The Minister of State, Ministry of Agriculture, Fisheries and Food (Mr. John MacGregor)

No. The Ministry's expenditure on externally commissioned horticultural research and development in 1983–84 showed a substantial increase over that in 1982–83; the expenditure planned for this year will merely restore the programme in real terms to the 1982–83 level.

Mr. Ross

Is the hon. Gentleman aware that there is an urgent need for greater research into horticulture, particularly the top fruit and vegetable sectors, which could yield substantial dividends? The Minister has already half answered my question, but can he say what criteria will be used for considering how much research and development will be allocated to horticulture in future?

Mr. MacGregor

The increase last year was temporary. It was not intended to be continued. It was always planned that expenditure would be reduced in real terms to the earlier level. Priorities in horticultural research and development change, and a substantial and worthwhile programme of research and development in horticulture remains. Of our externally commissioned research, 20 per cent. is in horticulture. With regard to future priorities, Ministry scientists are discussing with the AFRC institutes possible changes in horticultural research and development to be commissioned next year.

Mr.
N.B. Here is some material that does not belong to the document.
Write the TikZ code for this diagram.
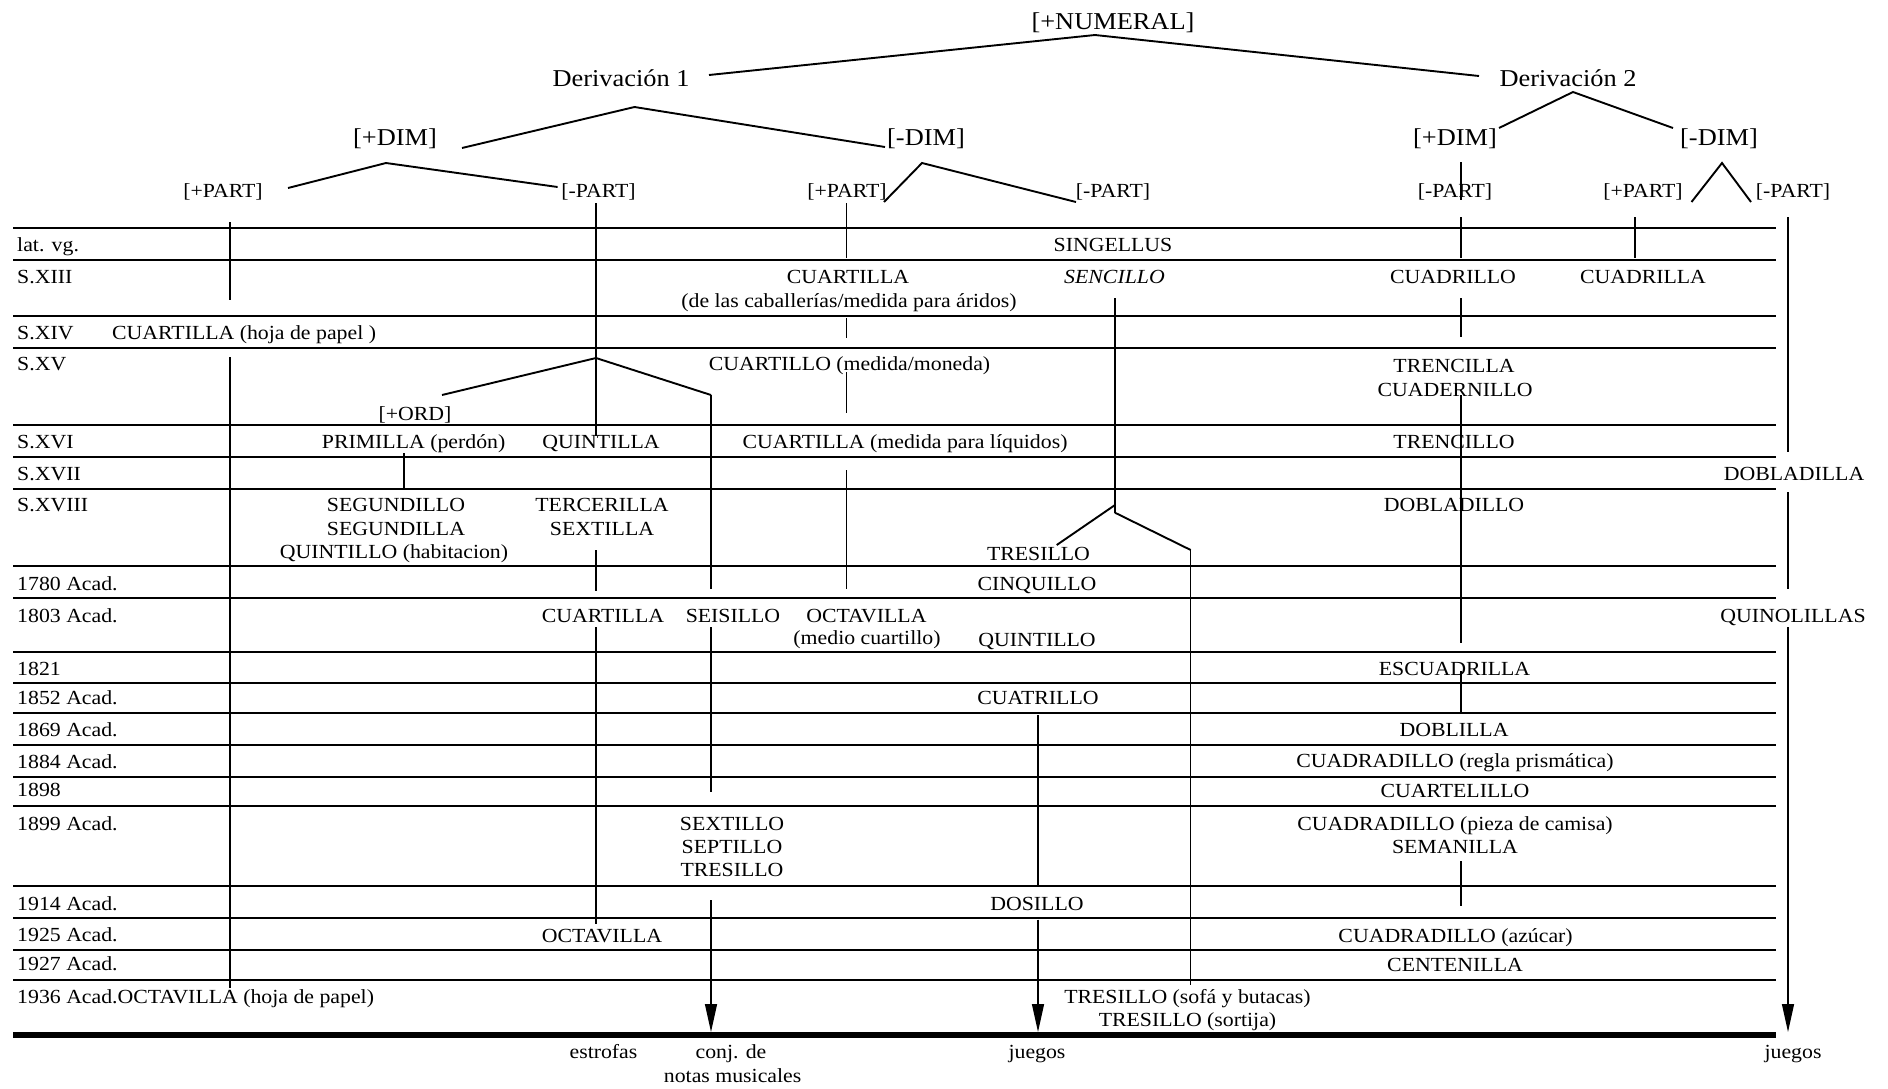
\documentclass[tikz,border=0pt]{standalone}
\usepackage{fontspec}
\usetikzlibrary{arrows.meta}
\newfontfamily\serfam{Liberation Serif}[FakeStretch=1.09]
\newcommand\bodyfnt{\serfam\fontsize{20}{24}\selectfont}
\newcommand\hdrfnt{\serfam\fontsize{24.2}{29}\selectfont}
\tikzset{
  txt/.style={anchor=base, inner sep=0pt, font=\bodyfnt},
  rowlab/.style={anchor=base west, inner sep=0pt, font=\bodyfnt},
  hdr/.style={anchor=base, inner sep=0pt, font=\hdrfnt},
  hline/.style={line width=2.7pt},
  botline/.style={line width=5.3pt},
  vline/.style={line width=1.3pt},
  tline/.style={line width=1.9pt},
  arr/.style={vline, -{Triangle[length=28pt,width=12pt]}}
}
\begin{document}
\begin{tikzpicture}[x=1pt,y=-1pt]
\useasboundingbox (0,0) rectangle (1888,1088);

% ---------- row rules ----------
\foreach \yy in {228,260,316,348,425,457,489,566,598,652,683,713,745,777,806,886,918,950,980}
  \draw[hline] (13,\yy) -- (1776,\yy);
\coordinate (bl) at (13,1035); \coordinate (br) at (1776,1035);
\draw[botline] (bl) -- (br);

% ---------- headers ----------
\node[hdr] (num) at (1113,29) {[+NUMERAL]};
\node[hdr] (der1) at (621,86) {Derivación 1};
\node[hdr] (der2) at (1568,86) {Derivación 2};
\node[hdr] (dimp1) at (395,145) {[+DIM]};
\node[hdr] (dimm1) at (926,145) {[-DIM]};
\node[hdr] (dimp2) at (1455,145) {[+DIM]};
\node[hdr] (dimm2) at (1719,145) {[-DIM]};

\node[txt] (pp1) at (223,197) {[+PART]};
\node[txt] (pm1) at (598.5,197) {[-PART]};
\node[txt] (pp2) at (847,197) {[+PART]};
\node[txt] (pm2) at (1113,197) {[-PART]};
\node[txt] (pm3) at (1455,197) {[-PART]};
\node[txt] (pp3) at (1643,197) {[+PART]};
\node[txt] (pm4) at (1793,197) {[-PART]};

% ---------- row labels ----------
\node[rowlab] (r0) at (17,251.5) {lat. vg.};
\node[rowlab] (r1) at (17,283.3) {S.XIII};
\node[rowlab] (r2) at (17,339.3) {S.XIV};
\node[rowlab] (r3) at (17,370) {S.XV};
\node[rowlab] (r4) at (17,448.3) {S.XVI};
\node[rowlab] (r5) at (17,480) {S.XVII};
\node[rowlab] (r6) at (17,511.7) {S.XVIII};
\node[rowlab] (r7) at (17,590) {1780 Acad.};
\node[rowlab] (r8) at (17,622) {1803 Acad.};
\node[rowlab] (r9) at (17,675) {1821};
\node[rowlab] (r10) at (17,704) {1852 Acad.};
\node[rowlab] (r11) at (17,736.5) {1869 Acad.};
\node[rowlab] (r12) at (17,768) {1884 Acad.};
\node[rowlab] (r13) at (17,796.7) {1898};
\node[rowlab] (r14) at (17,830) {1899 Acad.};
\node[rowlab] (r15) at (17,910) {1914 Acad.};
\node[rowlab] (r16) at (17,941.7) {1925 Acad.};
\node[rowlab] (r17) at (17,970.7) {1927 Acad.};
\node[rowlab] (r18) at (17,1003.3) {1936 Acad.OCTAVILLA (hoja de papel)};

% ---------- entries ----------
\node[txt] (singellus) at (1113,251.5) {SINGELLUS};
\node[txt] (cuartillaA) at (848,283.3) {CUARTILLA};
\node[txt] (cuartillaAb) at (849,307) {(de las caballerías/medida para áridos)};
\node[txt] (sencillo) at (1114.5,283.3) {\itshape SENCILLO};
\node[txt] (cuadrillo) at (1453,283.3) {CUADRILLO};
\node[txt] (cuadrilla) at (1643,283.3) {CUADRILLA};
\node[rowlab] (cuartillaP) at (112,339.3) {CUARTILLA (hoja de papel )};
\node[txt] (cuartillo) at (849.5,370) {CUARTILLO (medida/moneda)};
\node[txt] (trencilla) at (1454,372) {TRENCILLA};
\node[txt] (cuadernillo) at (1455,396) {CUADERNILLO};
\node[txt] (ord) at (415,420) {[+ORD]};
\node[txt] (primilla) at (413.6,448.3) {PRIMILLA (perdón)};
\node[txt] (quintilla) at (601,448.3) {QUINTILLA};
\node[txt] (cuartillaL) at (905,448.3) {CUARTILLA (medida para líquidos)};
\node[txt] (trencillo) at (1454,448.3) {TRENCILLO};
\node[txt] (dobladilla) at (1794,480) {DOBLADILLA};
\node[txt] (segundillo) at (396,511.7) {SEGUNDILLO};
\node[txt] (segundilla) at (396,535.5) {SEGUNDILLA};
\node[txt] (quintilloH) at (394,558.5) {QUINTILLO (habitacion)};
\node[txt] (tercerilla) at (602,511.7) {TERCERILLA};
\node[txt] (sextilla) at (602,535.5) {SEXTILLA};
\node[txt] (dobladillo) at (1454,511.7) {DOBLADILLO};
\node[txt] (tresilloA) at (1038.5,560) {TRESILLO};
\node[txt] (cinquillo) at (1037,590.3) {CINQUILLO};
\node[txt] (cuartillaE) at (603,622) {CUARTILLA};
\node[txt] (seisillo) at (733,622) {SEISILLO};
\node[txt] (octavillaA) at (866.4,622) {OCTAVILLA};
\node[txt] (octavillaAb) at (867,644.5) {(medio cuartillo)};
\node[txt] (quinolillas) at (1793,622) {QUINOLILLAS};
\node[txt] (quintilloB) at (1037,646) {QUINTILLO};
\node[txt] (escuadrilla) at (1454.5,675.2) {ESCUADRILLA};
\node[txt] (cuatrillo) at (1038,704) {CUATRILLO};
\node[txt] (doblilla) at (1454,736) {DOBLILLA};
\node[txt] (cuadradilloR) at (1455,767.5) {CUADRADILLO (regla prismática)};
\node[txt] (cuartelillo) at (1455,797) {CUARTELILLO};
\node[txt] (sextillo) at (732,830) {SEXTILLO};
\node[txt] (septillo) at (732,853.6) {SEPTILLO};
\node[txt] (tresilloB) at (732,876.8) {TRESILLO};
\node[txt] (cuadradilloC) at (1455,830) {CUADRADILLO (pieza de camisa)};
\node[txt] (semanilla) at (1455,853.3) {SEMANILLA};
\node[txt] (dosillo) at (1037,910) {DOSILLO};
\node[txt] (octavillaB) at (602,942) {OCTAVILLA};
\node[txt] (cuadradilloA) at (1455.6,942) {CUADRADILLO (azúcar)};
\node[txt] (centenilla) at (1455,971) {CENTENILLA};
\node[txt] (tresilloS) at (1187.5,1003.5) {TRESILLO (sofá y butacas)};
\node[txt] (tresilloT) at (1187.5,1026) {TRESILLO (sortija)};
\node[txt] (estrofas) at (603.5,1058.3) {estrofas};
\node[txt] (conj) at (731,1058.3) {conj. de};
\node[txt] (notas) at (732.6,1082) {notas musicales};
\node[txt] (juegosA) at (1037,1058.3) {juegos};
\node[txt] (juegosB) at (1793,1058.3) {juegos};

% ---------- tree connectors ----------
\coordinate (n0) at (1095,35); \coordinate (n0l) at (709,75); \coordinate (n0r) at (1479,76);
\draw[tline] (n0l) -- (n0) -- (n0r);
\coordinate (d1) at (634.5,107); \coordinate (d1l) at (462,148); \coordinate (d1r) at (885,147);
\draw[tline] (d1l) -- (d1) -- (d1r);
\coordinate (d2) at (1573,92); \coordinate (d2l) at (1499,128); \coordinate (d2r) at (1673,128);
\draw[tline] (d2l) -- (d2) -- (d2r);
\coordinate (p1) at (386,163); \coordinate (p1l) at (288,188); \coordinate (p1r) at (557.6,187);
\draw[tline] (p1l) -- (p1) -- (p1r);
\coordinate (p2) at (922,163); \coordinate (p2l) at (884,202); \coordinate (p2r) at (1076,202);
\draw[tline] (p2l) -- (p2) -- (p2r);
\coordinate (p3) at (1722,163); \coordinate (p3l) at (1691.5,202); \coordinate (p3r) at (1751,202);
\draw[tline] (p3l) -- (p3) -- (p3r);
\coordinate (o1) at (596,358); \coordinate (o1l) at (442,395); \coordinate (o1r) at (711,395); \coordinate (o1b) at (711,588.6);
\draw[tline] (o1l) -- (o1) -- (o1r);
\draw[vline] (o1r) -- (o1b);
\coordinate (s1) at (1115,298); \coordinate (s2) at (1115,505); \coordinate (s3) at (1115,512.7);
\coordinate (s2l) at (1056.7,545); \coordinate (s3r) at (1190.7,550); \coordinate (s3b) at (1190.7,985);
\draw[vline] (s1) -- (s3);
\draw[tline] (s2) -- (s2l);
\draw[tline] (s3) -- (s3r);
\draw[vline] (s3r) -- (s3b);

% ---------- vertical connectors ----------
\coordinate (a1) at (230,222); \coordinate (a2) at (230,300);
\coordinate (a3) at (230,357); \coordinate (a4) at (230,988);
\draw[vline] (a1) -- (a2); \draw[vline] (a3) -- (a4);
\coordinate (b1) at (596,203); \coordinate (b2) at (596,436);
\coordinate (b3) at (596,550); \coordinate (b4) at (596,591);
\coordinate (b5) at (596,627.3); \coordinate (b6) at (596,923.6);
\draw[vline] (b1) -- (b2); \draw[vline] (b3) -- (b4); \draw[vline] (b5) -- (b6);
\coordinate (c1) at (711,627.3); \coordinate (c2) at (711,791.6);
\coordinate (c3) at (711,900); \coordinate (c4) at (711,1032);
\draw[vline] (c1) -- (c2); \draw[arr] (c3) -- (c4);
\coordinate (e1) at (404,453); \coordinate (e2) at (404,490);
\draw[vline] (e1) -- (e2);
\coordinate (f1) at (846.5,203); \coordinate (f2) at (846.5,258);
\coordinate (f3) at (846.5,318); \coordinate (f4) at (846.5,338);
\coordinate (f5) at (846.5,372); \coordinate (f6) at (846.5,413);
\coordinate (f7) at (846.5,470); \coordinate (f8) at (846.5,588.6);
\draw[vline] (f1) -- (f2); \draw[vline] (f3) -- (f4); \draw[vline] (f5) -- (f6); \draw[vline] (f7) -- (f8);
\coordinate (g1) at (1038,715); \coordinate (g2) at (1038,885);
\coordinate (g3) at (1038,919.6); \coordinate (g4) at (1038,1032);
\draw[vline] (g1) -- (g2); \draw[arr] (g3) -- (g4);
\coordinate (h1) at (1461,162); \coordinate (h2) at (1461,200);
\coordinate (h3) at (1461,217); \coordinate (h4) at (1461,258);
\coordinate (h5) at (1461,298); \coordinate (h6) at (1461,337);
\coordinate (h7) at (1461,395); \coordinate (h8) at (1461,642.5);
\coordinate (h9) at (1461,671); \coordinate (h10) at (1461,711.5);
\coordinate (h11) at (1461,861.3); \coordinate (h12) at (1461,906);
\draw[vline] (h1) -- (h2); \draw[vline] (h3) -- (h4); \draw[vline] (h5) -- (h6);
\draw[vline] (h7) -- (h8); \draw[vline] (h9) -- (h10); \draw[vline] (h11) -- (h12);
\coordinate (k1) at (1635,217); \coordinate (k2) at (1635,258);
\draw[vline] (k1) -- (k2);
\coordinate (m1) at (1788,217); \coordinate (m2) at (1788,452);
\coordinate (m3) at (1788,492); \coordinate (m4) at (1788,588.6);
\coordinate (m5) at (1788,627.3); \coordinate (m6) at (1788,1032);
\draw[vline] (m1) -- (m2); \draw[vline] (m3) -- (m4); \draw[arr] (m5) -- (m6);
\end{tikzpicture}
\end{document}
Thurnham

Does my hon. Friend agree that there should be no delay in drawing research funds away from high-input farming towards low-input farming, and that we should ensure that contributions from the farmers and horticulturists themselves increase?

Mr. MacGregor

Farmers and horticulturists—for instance, there is the research done by ADAS and the experimental farms—have always played an important part in contributing to research and in deciding priorities, as I have seen for myself. My hon. Friend refers to a move towards low-input farming. That will be among the matters to be considered. We must consider changing priorities in research expenditure—some of which is very long term—as conditions change. This year, for instance, we have switched more of the expenditure for research and development to the food industry. Such matters are monitored very closely.